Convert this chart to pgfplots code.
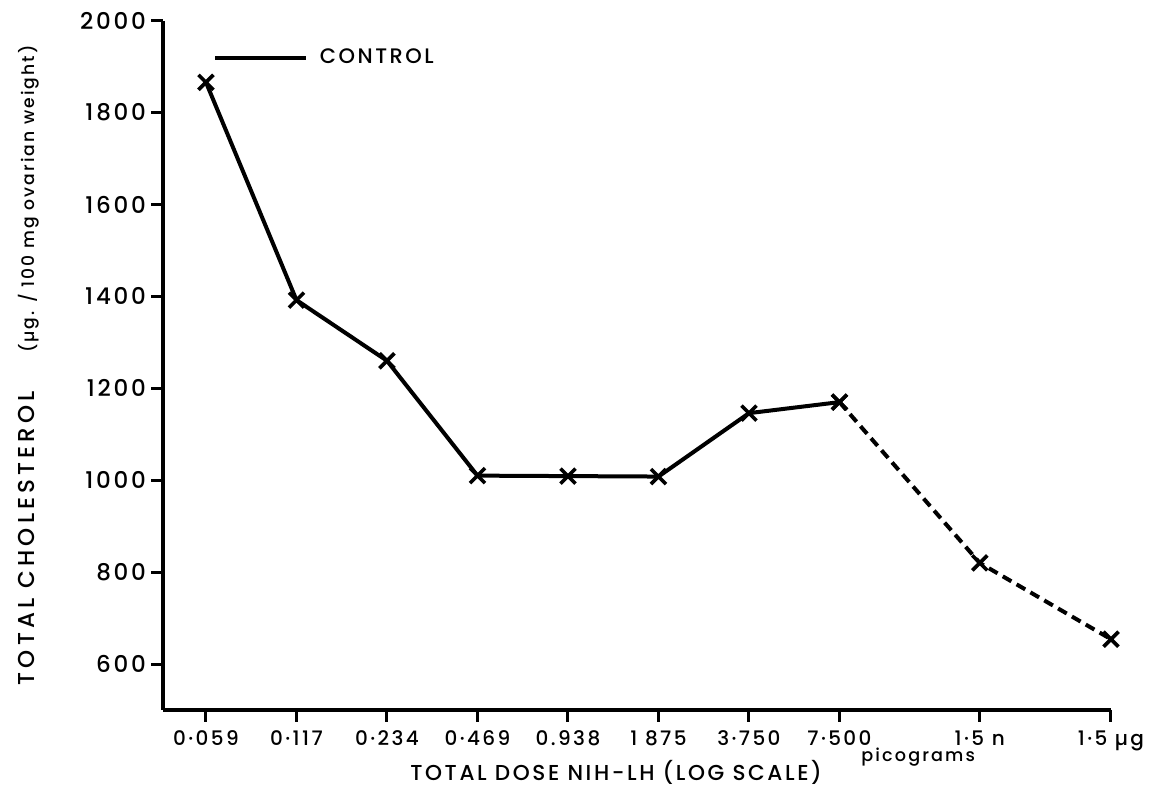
\documentclass[border=0pt]{standalone}
\usepackage{pgfplots}
\pgfplotsset{compat=1.18}
\usepackage{fontspec}
\setmainfont{Poppins}
\newfontfamily\lett[LetterSpace=12, UprightFont={* Medium}]{Poppins}
\newfontfamily\lettw[LetterSpace=18, UprightFont={* Medium}]{Poppins}
\begin{document}
\begin{tikzpicture}
\path[use as bounding box] (-81.5pt,-42.5pt) rectangle (500.5pt,355pt);
\begin{axis}[at={(0,0)}, anchor=south west,
  x=45.25pt, y=0.22975pt,
  xmin=-0.475, xmax=10, ymin=500, ymax=2000,
  axis x line*=bottom, axis y line*=left,
  axis line style={line width=1.8pt, -},
  tick align=outside, major tick length=6pt,
  tick style={line width=1.5pt, black},
  xtick={0,1,2,3,4,5,6,7,8.55,10},
  xticklabels={0·059,0·117,0·234,0·469,0.938,1 875,3·750,7·500,1·5 n,1·5 µg},
  ytick={600,800,1000,1200,1400,1600,1800,2000},
  yticklabels={600,800,1000,1200,1400,1600,1800,2000},
  xticklabel style={font=\lett\fontsize{10}{11}\selectfont, yshift=-1pt},
  yticklabel style={font=\lett\fontsize{11.5}{12}\selectfont, xshift=1pt},
  xlabel={TOTAL DOSE NIH-LH (LOG SCALE)},
  xlabel style={font=\lett\fontsize{10.8}{11}\selectfont, at={(rel axis cs:0.478,-0.0899)}, anchor=center},
  ylabel={{\lettw\fontsize{11.5}{12}\selectfont TOTAL CHOLESTEROL}\hspace{19pt}{\lett\fontsize{8.6}{10}\selectfont(µg. / 100 mg ovarian weight)}},
  ylabel style={at={(rel axis cs:-0.1414,0.5)}, anchor=center},
  clip=false,
  legend style={at={(rel axis cs:0.0527,0.946)}, anchor=west, draw=none, fill=none,
    inner sep=0pt, font=\lett\fontsize{10.5}{11}\selectfont,
    nodes={inner sep=0pt, anchor=west}},
  legend image code/.code={\draw[line width=1.8pt] (0pt,0pt) -- (45.5pt,0pt);},
]
\addplot[black, line width=2pt, mark=x, mark size=5.3pt, mark options={line width=1.8pt}]
  coordinates {(0,1866) (1,1392) (2,1260) (3,1010) (4,1009) (5,1008) (6,1146) (7,1170)};
\addlegendentry{\hspace{6pt}CONTROL}
\addplot[black, line width=2pt, dash pattern=on 5pt off 3pt, mark=x, mark size=5.3pt, mark options={line width=1.8pt, solid}, forget plot]
  coordinates {(7,1170) (8.55,820) (10,654)};
\node[font=\lett\fontsize{8.8}{10}\selectfont, anchor=center] at (axis cs:7.87,500) [yshift=-23.5pt] {picograms};
\end{axis}
\end{tikzpicture}
\end{document}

----

Ignore the images and quote every line of the listing exactly.

Convert this chart to pgfplots code.
\documentclass[border=0pt]{standalone}
\usepackage{pgfplots}
\pgfplotsset{compat=1.18}
\usepackage{fontspec}
\setmainfont{Poppins}
\newfontfamily\lett[LetterSpace=12, UprightFont={* Medium}]{Poppins}
\newfontfamily\lettw[LetterSpace=18, UprightFont={* Medium}]{Poppins}
\begin{document}
\begin{tikzpicture}
\path[use as bounding box] (-81.5pt,-42.5pt) rectangle (500.5pt,355pt);
\begin{axis}[at={(0,0)}, anchor=south west,
  x=45.25pt, y=0.22975pt,
  xmin=-0.475, xmax=10, ymin=500, ymax=2000,
  axis x line*=bottom, axis y line*=left,
  axis line style={line width=1.8pt, -},
  tick align=outside, major tick length=6pt,
  tick style={line width=1.5pt, black},
  xtick={0,1,2,3,4,5,6,7,8.55,10},
  xticklabels={0·059,0·117,0·234,0·469,0.938,1 875,3·750,7·500,1·5 n,1·5 µg},
  ytick={600,800,1000,1200,1400,1600,1800,2000},
  yticklabels={600,800,1000,1200,1400,1600,1800,2000},
  xticklabel style={font=\lett\fontsize{10}{11}\selectfont, yshift=-1pt},
  yticklabel style={font=\lett\fontsize{11.5}{12}\selectfont, xshift=1pt},
  xlabel={TOTAL DOSE NIH-LH (LOG SCALE)},
  xlabel style={font=\lett\fontsize{10.8}{11}\selectfont, at={(rel axis cs:0.478,-0.0899)}, anchor=center},
  ylabel={{\lettw\fontsize{11.5}{12}\selectfont TOTAL CHOLESTEROL}\hspace{19pt}{\lett\fontsize{8.6}{10}\selectfont(µg. / 100 mg ovarian weight)}},
  ylabel style={at={(rel axis cs:-0.1414,0.5)}, anchor=center},
  clip=false,
  legend style={at={(rel axis cs:0.0527,0.946)}, anchor=west, draw=none, fill=none,
    inner sep=0pt, font=\lett\fontsize{10.5}{11}\selectfont,
    nodes={inner sep=0pt, anchor=west}},
  legend image code/.code={\draw[line width=1.8pt] (0pt,0pt) -- (45.5pt,0pt);},
]
\addplot[black, line width=2pt, mark=x, mark size=5.3pt, mark options={line width=1.8pt}]
  coordinates {(0,1866) (1,1392) (2,1260) (3,1010) (4,1009) (5,1008) (6,1146) (7,1170)};
\addlegendentry{\hspace{6pt}CONTROL}
\addplot[black, line width=2pt, dash pattern=on 5pt off 3pt, mark=x, mark size=5.3pt, mark options={line width=1.8pt, solid}, forget plot]
  coordinates {(7,1170) (8.55,820) (10,654)};
\node[font=\lett\fontsize{8.8}{10}\selectfont, anchor=center] at (axis cs:7.87,500) [yshift=-23.5pt] {picograms};
\end{axis}
\end{tikzpicture}
\end{document}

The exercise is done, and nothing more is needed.